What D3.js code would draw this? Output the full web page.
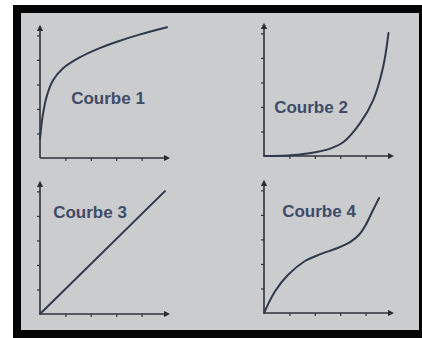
<!DOCTYPE html>
<html>
<head>
<meta charset="utf-8">
<script src="https://cdn.jsdelivr.net/npm/d3@7/dist/d3.min.js"></script>
<style>
  html, body { margin: 0; padding: 0; background: #ffffff; }
  svg { display: block; }
</style>
</head>
<body>
<svg id="chart" width="422" height="338"></svg>
<script>
// Curve shapes, in axis units (x: 0..5, y: 0..5.3)
const titles = ["Courbe 1", "Courbe 2", "Courbe 3", "Courbe 4"];
const courbe1 = [[0,0.77],[0.1,1.68],[0.26,2.5],[0.52,3.18],[0.91,3.66],[1.56,4.1],[2.21,4.42],[3.0,4.73],[3.91,5.03],[5.0,5.33]];
const courbe2 = [[0,0],[0.94,0.02],[1.84,0.12],[2.58,0.29],[3.13,0.57],[3.79,1.35],[4.3,2.28],[4.69,3.63],[4.9,5.01]];
const courbe3 = [[0,0],[4.92,5.01]];
const courbe4 = [[0,0],[0.43,0.88],[0.95,1.56],[1.6,2.11],[2.25,2.41],[2.9,2.65],[3.43,2.92],[3.75,3.2],[4.01,3.6],[4.27,4.15],[4.53,4.69]];
const xTicks = [1, 2, 3, 4];
const yTicks = [1, 2, 3, 4, 5];

const svg = d3.select("#chart");

// frame
svg.append("rect").attr("x", 13).attr("y", 5).attr("width", 409).attr("height", 333).attr("fill", "#050505");
svg.append("rect").attr("x", 21).attr("y", 13).attr("width", 398).attr("height", 317).attr("fill", "#cbcccd");

const defs = svg.append("defs");
defs.append("marker").attr("id", "arrow")
  .attr("viewBox", "0 0 10 10").attr("refX", 5).attr("refY", 5)
  .attr("markerWidth", 4).attr("markerHeight", 4).attr("orient", "auto")
  .append("path").attr("d", "M0,0L10,5L0,10Z").attr("fill", "#2a2d33");

const panels = [
  { data: courbe1, ox: 40,  oy: 158, label: [108, 98] },
  { data: courbe2, ox: 264, oy: 156, label: [311, 107] },
  { data: courbe3, ox: 40,  oy: 314, label: [90, 212] },
  { data: courbe4, ox: 264, oy: 313, label: [319, 211] }
];
const width = 127, height = 130;
const axisColor = "#2f3238";
const lineColor = "#2e3a4c";

panels.forEach((p, i) => {
  const x = d3.scaleLinear().domain([0, 5]).range([p.ox, p.ox + width]);
  const y = d3.scaleLinear().domain([0, 5.3]).range([p.oy, p.oy - height]);
  const g = svg.append("g");

  // axes with small ticks
  const ax = g.append("g").attr("transform", `translate(0,${p.oy})`)
    .call(d3.axisBottom(x).tickValues(xTicks).tickSize(3).tickFormat(""));
  const ay = g.append("g").attr("transform", `translate(${p.ox},0)`)
    .call(d3.axisLeft(y).tickValues(yTicks).tickSize(3).tickFormat(""));
  [ax, ay].forEach(a => {
    a.select(".domain").remove();
    a.selectAll(".tick line").attr("stroke", axisColor).attr("stroke-width", 1.2);
  });
  g.append("line").attr("x1", x(0)).attr("y1", y(0)).attr("x2", x(5)).attr("y2", y(0))
    .attr("stroke", axisColor).attr("stroke-width", 1.6).attr("marker-end", "url(#arrow)");
  g.append("line").attr("x1", x(0)).attr("y1", y(0)).attr("x2", x(0)).attr("y2", y(5.3))
    .attr("stroke", axisColor).attr("stroke-width", 1.6).attr("marker-end", "url(#arrow)");

  // curve
  const line = d3.line().x(d => x(d[0])).y(d => y(d[1])).curve(d3.curveCatmullRom.alpha(0.5));
  g.append("path").datum(p.data).attr("d", line)
    .attr("fill", "none").attr("stroke", lineColor).attr("stroke-width", 2)
    .attr("stroke-linecap", "round");

  // title
  g.append("text").attr("x", p.label[0]).attr("y", p.label[1])
    .attr("text-anchor", "middle").attr("dominant-baseline", "central")
    .attr("font-family", "'Liberation Sans', Arial, sans-serif")
    .attr("font-weight", "bold").attr("font-size", 17)
    .attr("fill", "#3f4b68").text(titles[i]);
});
</script>
</body>
</html>
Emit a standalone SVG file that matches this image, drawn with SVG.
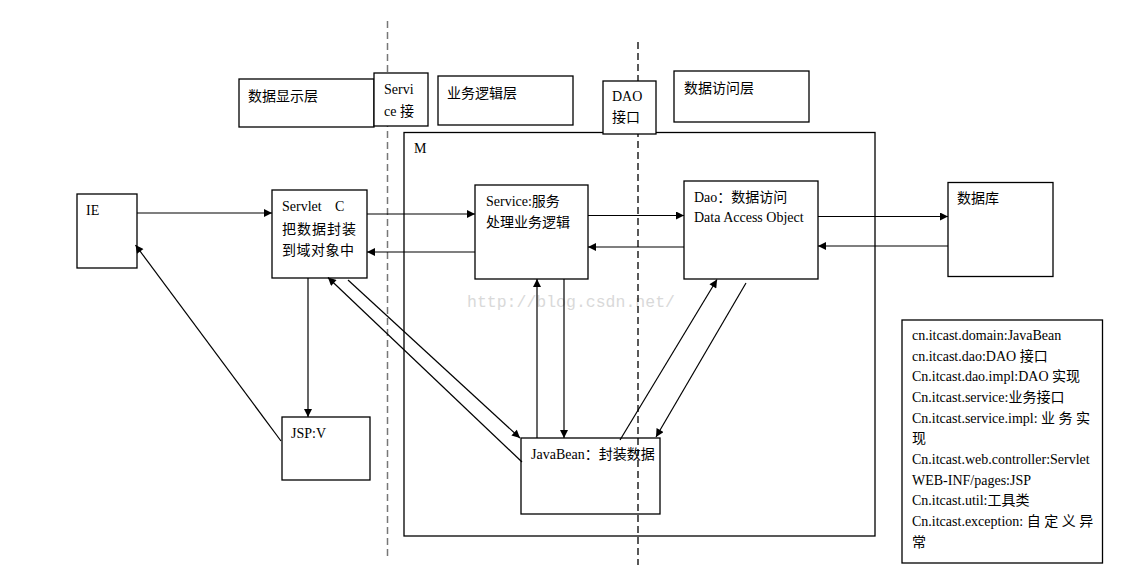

************

§ **Task details**: Which lines above hold the word "this"? Copy each of them.

§ **Task output**:
What D3.js code would draw this? Output the full web page.
Emit a standalone SVG file that matches this image, drawn with SVG.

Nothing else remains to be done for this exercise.